Как мне рассказали, позднее она пыталась перебраться через Луару. Проводника, к которому она пришла, и адрес которого ей передала его свояченица, уже находившаяся в свободной зоне, на месте не оказалось. Она смирилась и вернулась в Париж. Ей посоветовали куда-нибудь переехать, спрятаться. Она ничего не сделала. Она думала, что статус вдовы военного убережёт её от всех невзгод26. Её взяли во время облавы вместе с сестрой, моей тётей. 23 января 1943 года она оказалась в Дранси, а 11 февраля её отправили в Освенцим. Перед тем, как умереть, она снова увидела родные места. Она умерла, так ничего и не поняв.
1. Нет, шинель у отца как раз не очень длинная: она доходит ему до колен, к тому же, полы приподняты. Следовательно, нельзя сказать, что обмотки «угадываются»: они видны целиком. Частично видны и штаны.

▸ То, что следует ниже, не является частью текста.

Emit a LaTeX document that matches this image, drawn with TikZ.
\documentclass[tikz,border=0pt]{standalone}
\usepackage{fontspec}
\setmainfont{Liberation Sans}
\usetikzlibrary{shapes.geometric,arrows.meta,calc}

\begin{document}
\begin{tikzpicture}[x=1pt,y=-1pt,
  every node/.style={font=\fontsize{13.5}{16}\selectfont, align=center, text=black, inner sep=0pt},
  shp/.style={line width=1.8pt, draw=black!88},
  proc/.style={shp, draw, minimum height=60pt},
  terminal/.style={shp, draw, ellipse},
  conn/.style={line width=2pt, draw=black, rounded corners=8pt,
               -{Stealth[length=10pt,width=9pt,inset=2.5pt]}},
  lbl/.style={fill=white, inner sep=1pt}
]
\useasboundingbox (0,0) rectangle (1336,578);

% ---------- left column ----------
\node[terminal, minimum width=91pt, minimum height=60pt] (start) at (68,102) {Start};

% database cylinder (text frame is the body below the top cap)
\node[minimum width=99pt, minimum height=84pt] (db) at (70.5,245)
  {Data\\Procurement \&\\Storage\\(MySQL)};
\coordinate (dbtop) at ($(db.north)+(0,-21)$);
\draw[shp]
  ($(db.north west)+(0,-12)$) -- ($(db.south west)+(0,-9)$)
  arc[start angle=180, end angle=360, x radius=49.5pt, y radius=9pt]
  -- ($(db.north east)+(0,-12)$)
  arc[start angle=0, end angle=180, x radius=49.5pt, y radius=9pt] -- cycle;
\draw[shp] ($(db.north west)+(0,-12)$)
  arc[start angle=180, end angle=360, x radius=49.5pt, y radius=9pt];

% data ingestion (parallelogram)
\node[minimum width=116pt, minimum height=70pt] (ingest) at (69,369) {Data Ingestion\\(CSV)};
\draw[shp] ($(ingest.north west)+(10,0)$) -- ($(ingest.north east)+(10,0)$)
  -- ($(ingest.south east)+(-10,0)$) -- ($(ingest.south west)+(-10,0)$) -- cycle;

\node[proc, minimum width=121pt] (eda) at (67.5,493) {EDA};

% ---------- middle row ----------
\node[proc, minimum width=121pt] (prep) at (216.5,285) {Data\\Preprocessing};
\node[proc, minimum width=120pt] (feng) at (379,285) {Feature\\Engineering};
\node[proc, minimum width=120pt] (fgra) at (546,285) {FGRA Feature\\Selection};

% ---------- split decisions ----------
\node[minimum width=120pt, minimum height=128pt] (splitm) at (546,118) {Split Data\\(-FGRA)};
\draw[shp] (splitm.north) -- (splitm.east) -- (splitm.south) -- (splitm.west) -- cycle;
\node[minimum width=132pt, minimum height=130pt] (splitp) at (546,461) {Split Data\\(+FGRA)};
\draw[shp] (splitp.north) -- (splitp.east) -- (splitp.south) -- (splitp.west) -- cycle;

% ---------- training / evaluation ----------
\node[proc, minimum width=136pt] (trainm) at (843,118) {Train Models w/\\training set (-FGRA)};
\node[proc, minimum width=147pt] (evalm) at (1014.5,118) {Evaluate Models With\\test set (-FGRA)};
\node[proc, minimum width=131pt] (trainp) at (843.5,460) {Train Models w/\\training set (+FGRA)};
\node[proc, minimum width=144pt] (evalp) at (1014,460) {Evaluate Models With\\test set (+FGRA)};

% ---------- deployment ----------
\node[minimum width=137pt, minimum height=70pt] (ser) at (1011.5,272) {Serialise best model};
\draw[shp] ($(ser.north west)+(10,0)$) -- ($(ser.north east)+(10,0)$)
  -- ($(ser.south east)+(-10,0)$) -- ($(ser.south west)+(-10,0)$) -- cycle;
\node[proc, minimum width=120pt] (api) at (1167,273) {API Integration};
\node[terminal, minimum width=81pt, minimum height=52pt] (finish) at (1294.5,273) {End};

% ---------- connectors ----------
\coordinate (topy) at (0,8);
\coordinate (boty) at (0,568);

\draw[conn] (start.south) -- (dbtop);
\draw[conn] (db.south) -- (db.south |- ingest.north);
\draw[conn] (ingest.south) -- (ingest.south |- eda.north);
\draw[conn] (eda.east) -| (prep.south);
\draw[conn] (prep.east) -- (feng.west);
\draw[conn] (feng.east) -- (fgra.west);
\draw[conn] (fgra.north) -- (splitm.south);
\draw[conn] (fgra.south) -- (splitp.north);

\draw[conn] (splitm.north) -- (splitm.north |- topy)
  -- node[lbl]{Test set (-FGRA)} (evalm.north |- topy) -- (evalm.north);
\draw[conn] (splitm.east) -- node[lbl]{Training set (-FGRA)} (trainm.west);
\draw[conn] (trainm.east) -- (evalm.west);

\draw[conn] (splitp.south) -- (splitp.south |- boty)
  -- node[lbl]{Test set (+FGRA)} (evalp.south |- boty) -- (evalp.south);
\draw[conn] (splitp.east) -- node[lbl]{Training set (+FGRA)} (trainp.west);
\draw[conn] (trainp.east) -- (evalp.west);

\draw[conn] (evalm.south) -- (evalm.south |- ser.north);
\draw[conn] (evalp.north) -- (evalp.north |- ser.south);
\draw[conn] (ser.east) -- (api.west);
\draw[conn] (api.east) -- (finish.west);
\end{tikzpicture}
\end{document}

2. Воскресенье, увольнение, Венсенский лес: ничто не позволяет это утверждать. Третья имеющаяся у меня фотография моей матери — одна из тех, где я с ней, — была действительно снята в Венсенском лесу. Что касается этой фотографии, то сегодня я бы сказал, что её сделали на том самом месте, где размещался полк моего отца; судя по формату (15,5 х 11,5), это не любительский снимок: мой отец, в своей почти новой форме позировал перед одним из передвижных фотографов, которые обслуживают призывные комиссии, казармы, свадьбы и школы в конце учебного года.